Man Found Guilty in Julie Love Murder
ATLANTA (AP) _ A jury convicted a man of murder and kidnapping late Wednesday in the shotgun slaying of a preschool teacher, a case linked to the mail bomb assassinations of a federal judge and a lawyer.
Defendant Emmanuel Hammond, 24, of Marietta bowed his head when the verdict was announced in Fulton County Superior Court, but otherwise showed no emotion.
The jury reached its verdict around 11:15 p.m., about eight hours after deliberations began.
The prosecution plans to ask for the death penalty. Judge Ralph Hicks said the trial’s sentencing phase would begin Thursday morning.
In addition to felony and malice murder and kidnapping, Hammond was found guilty of armed robbery in the slaying of preschool fitness teacher Julie Love.
Miss Love, 27, disappeared in July 1988, and was the subject of a highly publicized search until her body was found in a northeast Atlanta dumping ground last August. She had been shot in the head.
A letter from a group claiming responsibility for the mail bomb deaths last December of 11th U.S. Circuit Court of Appeals Judge Robert Vance in Mountain Brook, Ala., and Savannah attorney Robert Robinson said the attacks were motivated by outrage over Miss Love’s slaying.
The letter, signed by Americans for a Competent Federal Judicial System, threatened more violence if any other white women were attacked by black men in Alabama, Florida or Georgia. Miss Love was white; Hammond is black.
Bombs were also intercepted at the 11th U.S. Circuit courthouse in Atlanta and the Jacksonville, Fla., chapter of the National Association for the Advancement of Colored People.

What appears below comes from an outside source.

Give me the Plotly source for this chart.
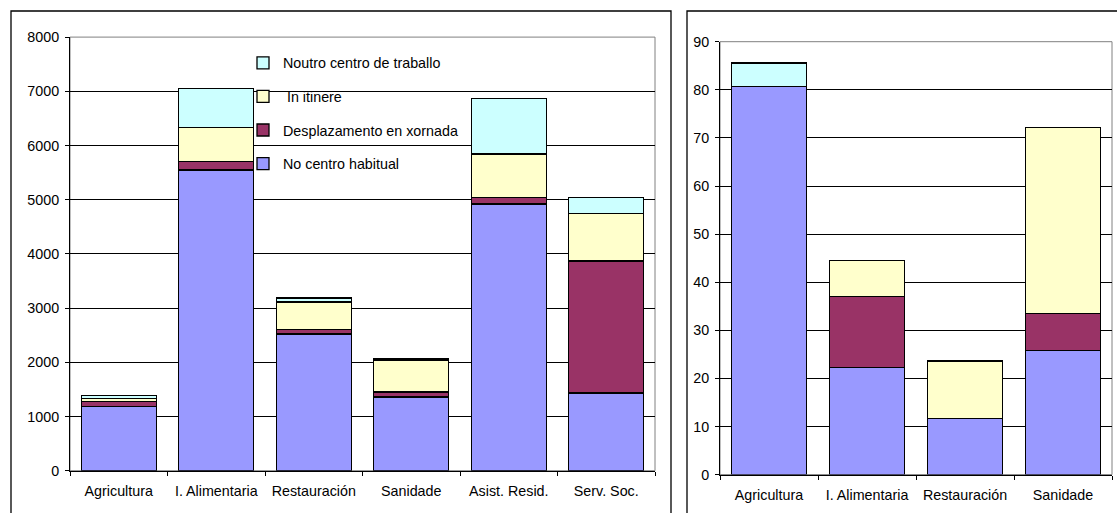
import plotly.graph_objects as go

W, H = 1117, 513

# Left chart data
cats_left = ["Agricultura", "I. Alimentaria", "Restauración", "Sanidade", "Asist. Resid.", "Serv. Soc."]
no_centro_left = [1190, 5550, 2520, 1360, 4920, 1435]
desplaz_left = [90, 150, 80, 90, 125, 2435]
itinere_left = [50, 635, 510, 590, 800, 880]
noutro_left = [60, 720, 75, 25, 1020, 295]

# Right chart data (None = no value in that category)
cats_right = ["Agricultura", "I. Alimentaria", "Restauración", "Sanidade"]
no_centro_right = [80.7, 22.2, 11.7, 25.8]
desplaz_right = [None, 14.8, None, 7.7]
itinere_right = [None, 7.5, 11.9, 38.7]
noutro_right = [4.9, None, None, None]

series_names = ["No centro habitual", "Desplazamento en xornada", " In itinere", "Noutro centro de traballo"]
colors = ["#9999FF", "#993366", "#FFFFCC", "#CCFFFF"]

FONT = "Liberation Sans, Arial, sans-serif"
FS = 14.3

fig = go.Figure()
left_series = [no_centro_left, desplaz_left, itinere_left, noutro_left]
right_series = [no_centro_right, desplaz_right, itinere_right, noutro_right]
for i, (name, col) in enumerate(zip(series_names, colors)):
    fig.add_trace(go.Bar(x=cats_left, y=left_series[i], name=name,
                         marker=dict(color=col, line=dict(color="black", width=1.3)),
                         xaxis="x", yaxis="y", legendgroup=f"g{i}", legendrank=10 - i, showlegend=True))
for i, (name, col) in enumerate(zip(series_names, colors)):
    fig.add_trace(go.Bar(x=cats_right, y=right_series[i], name=name,
                         marker=dict(color=col, line=dict(color="black", width=1.3)),
                         xaxis="x2", yaxis="y2", legendgroup=f"g{i}", showlegend=False))

def px(x):
    return x / W

def py(y):
    return 1 - y / H

axis_common = dict(showline=True, linecolor="black", linewidth=1, ticks="outside", ticklen=4, tickcolor="black",
                   tickfont=dict(family=FONT, size=FS, color="black"), zeroline=False, automargin=False)

fig.update_layout(
    template="none",
    width=W, height=H, margin=dict(l=0, r=0, t=0, b=0, pad=0), autosize=False,
    paper_bgcolor="white", plot_bgcolor="white",
    barmode="stack", bargap=0.23,
    font=dict(family=FONT, size=FS, color="black"),
    xaxis=dict(domain=[px(70), px(655)], anchor="y", tickson="boundaries", showgrid=False,
               ticklabelstandoff=7, **axis_common),
    yaxis=dict(domain=[py(470.7), py(37.1)], anchor="x", range=[0, 8000], dtick=1000, showgrid=True,
               gridcolor="black", gridwidth=1, ticklabelstandoff=3, **axis_common),
    xaxis2=dict(domain=[px(720), px(1112)], anchor="y2", tickson="boundaries", showgrid=False,
                ticklabelstandoff=7, **axis_common),
    yaxis2=dict(domain=[py(474.6), py(41.7)], anchor="x2", range=[0, 90], dtick=10, showgrid=True,
                gridcolor="black", gridwidth=1, ticklabelstandoff=3, **axis_common),
    legend=dict(x=px(243), y=py(47), xanchor="left", yanchor="top", traceorder="grouped",
                tracegroupgap=12, bgcolor="rgba(0,0,0,0)", borderwidth=0,
                font=dict(family=FONT, size=FS, color="black")),
    showlegend=True,
    shapes=[
        # plot area borders (gray)
        dict(type="rect", xref="paper", yref="paper", x0=px(70), x1=px(655), y0=py(470.7), y1=py(37.1),
             line=dict(color="#808080", width=1), layer="below"),
        dict(type="rect", xref="paper", yref="paper", x0=px(720), x1=px(1112), y0=py(474.6), y1=py(41.7),
             line=dict(color="#808080", width=1), layer="below"),
        # panel frames
        dict(type="rect", xref="paper", yref="paper", x0=px(11), x1=px(671), y0=py(520), y1=py(11),
             line=dict(color="black", width=1.3)),
        dict(type="rect", xref="paper", yref="paper", x0=px(687), x1=px(1125), y0=py(520), y1=py(11),
             line=dict(color="black", width=1.3)),
    ],
)

fig.write_html("out.html", config={"displayModeBar": False},
               post_script="document.body.style.margin='0';document.body.style.overflow='hidden';")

Testimony in Hammond’s trial began last week under heavy security because of concern over the mail-bomb link. A death threat from a group called the Aryan Resistance Movement, apparently unrelated to the bombings, prompted even tighter security later.
In closing arguments Wednesday, Assistant District Attorney William L. Hawthorne III urged jurors to convict Hammond, saying, ″Give the devil his due.″
He said there would be more violence if Hammond were acquitted.
″As sure as I stand here before you, there will be another victim,″ Hawthorne said. ″You just don’t know her name yet.″
Defense attorney William A. Wehunt said in his closing statement that Hammond was innocent.
Wehunt charged that Hammond’s two chief accusers, former girlfriend Janice Weldon and Hammond cousin Maurice Porter, killed Miss Love and were trying to frame his client.
Porter pleaded guilty to murder, armed robbery and rape in the death of Miss Love and is awaiting sentencing.
He testified last week that Hammond abducted Miss Love from an Atlanta street after her car ran out of gas and dragged her into some bushes before shooting her to death. Miss Weldon, who led police to Miss Love’s body, also testified against Hammond.